The Hatcher Cargo :
The Hatcher Cargo was the first porcelain cargo from a shipwreck to come on to the market. It was sold in several auctions in Christie`s Amsterdam in 1984 and 1985. It remains one of the most important cargoes of shipwreck ceramics ever recovered, despite the lack of historical evidence recorded by the salvage team. Two porcelain covers dated 1643 helped date the wreck but this needed corroborating to give a firm date of the wreck and it`s cargo. The dating of the porcelain from the Hatcher Cargo is based on several elements. Firstly, the ceramics recovered form a coherent group, in other words they appear to all have been made at the same time. Secondly comparative dating was used to corroborate the date of the porcelain. For example, blue and white porcelain dishes decorated with a coiled serpent recovered from the Hatcher Cargo match an important dish from the fall of the Ming dynasty, formerly in the Percival David Foundation, now at the British Museum London, this dish can be dated to 1644 – 1645. Other comparative dating is also consistent with the presumed date of the porcelain. However, the most important dating reference remains the two covers recovered from the wreck datable by inscription to the spring of 1643. Although the the Ming dynasty officially ended in 1644 the transition from the Ming to the beginning of the Qing was messy and protracted. The porcelain made during this period of civil war and chaos is referred to as `Transitional Porcelain`. It covers the period from the last Ming Emperors until the early years of the Kangxi period, which is normally given a date of about 1620 to 1670 . The Hatcher Cargo is a vital dating tool for this previously poorly understood period of Chinese porcelain production.

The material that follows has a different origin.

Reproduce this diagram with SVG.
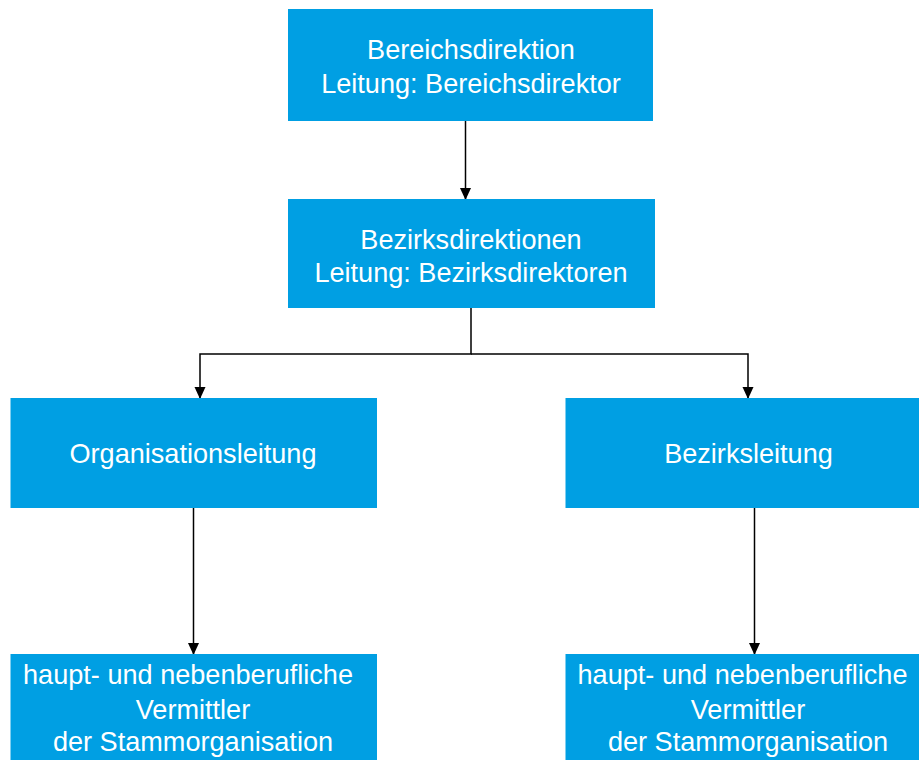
<svg xmlns="http://www.w3.org/2000/svg" width="919" height="760" viewBox="0 0 919 760">
<style>
.box{fill:#009FE3;}
.t{font-family:"Liberation Sans",Arial,sans-serif;font-size:27.1px;fill:#FFFFFF;text-anchor:middle;}
.c{fill:none;stroke:#000000;stroke-width:1.5;}
</style>
<defs>
<marker id="arr" markerWidth="12" markerHeight="12" refX="11" refY="6" orient="auto" markerUnits="userSpaceOnUse">
<path d="M0,0.5 L12,6 L0,11.5 Z" fill="#000000"/>
</marker>
</defs>
<rect width="919" height="760" fill="#FFFFFF"/>
<g id="connectors">
<line class="c" x1="465.5" y1="121" x2="465.5" y2="199" marker-end="url(#arr)"/>
<polyline class="c" points="471,308 471,354 200,354 200,398" marker-end="url(#arr)"/>
<polyline class="c" points="471,354 748,354 748,398" marker-end="url(#arr)"/>
<line class="c" x1="193.5" y1="508" x2="193.5" y2="654" marker-end="url(#arr)"/>
<line class="c" x1="754.5" y1="508" x2="754.5" y2="654" marker-end="url(#arr)"/>
</g>
<g id="bereichsdirektion">
<rect class="box" x="288" y="9" width="365" height="112"/>
<text class="t" x="471" y="59">Bereichsdirektion</text>
<text class="t" x="471" y="93">Leitung: Bereichsdirektor</text>
</g>
<g id="bezirksdirektionen">
<rect class="box" x="288" y="199" width="367" height="109"/>
<text class="t" x="471" y="249">Bezirksdirektionen</text>
<text class="t" x="471" y="282">Leitung: Bezirksdirektoren</text>
</g>
<g id="organisationsleitung">
<rect class="box" x="10.5" y="398" width="366.5" height="110"/>
<text class="t" x="193" y="463">Organisationsleitung</text>
</g>
<g id="bezirksleitung">
<rect class="box" x="565.5" y="398" width="353.5" height="110"/>
<text class="t" x="748.5" y="463">Bezirksleitung</text>
</g>
<g id="vermittler-links">
<rect class="box" x="10.5" y="654" width="366.5" height="106"/>
<text class="t" x="188" y="684">haupt- und nebenberufliche</text>
<text class="t" x="193" y="719">Vermittler</text>
<text class="t" x="193" y="751">der Stammorganisation</text>
</g>
<g id="vermittler-rechts">
<rect class="box" x="565.5" y="654" width="353.5" height="106"/>
<text class="t" x="742.5" y="684">haupt- und nebenberufliche</text>
<text class="t" x="748" y="719">Vermittler</text>
<text class="t" x="748" y="751">der Stammorganisation</text>
</g>
</svg>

Linglong / Reticulated Porcelain :
The present piece is an example of what can be referred to as `reticulated` porcelain, reticulated meaning having the form or appearance of a net, it was used as early the beginning of the 18th Century by the famous Père Francois Xavier d`Entrecolles (1664-1741) to describe this type of work on porcelain. Another popular term for this type of pierced or cut decoration is `Devils Work` or Guigong. However the Chinese term Linglong is gradually replacing the previous terms, helped by the publication of Jorge Welsh`s book `Linglong` (Jorge Welsh,London,2004.ISBN 972-99045-2-9). There does not seem to be any difference in the use of terms between the free standing pierced porcelain or that supported by an inner wall, nor a distinction made between the most refined work or the type with larger cut-out sections of porcelain.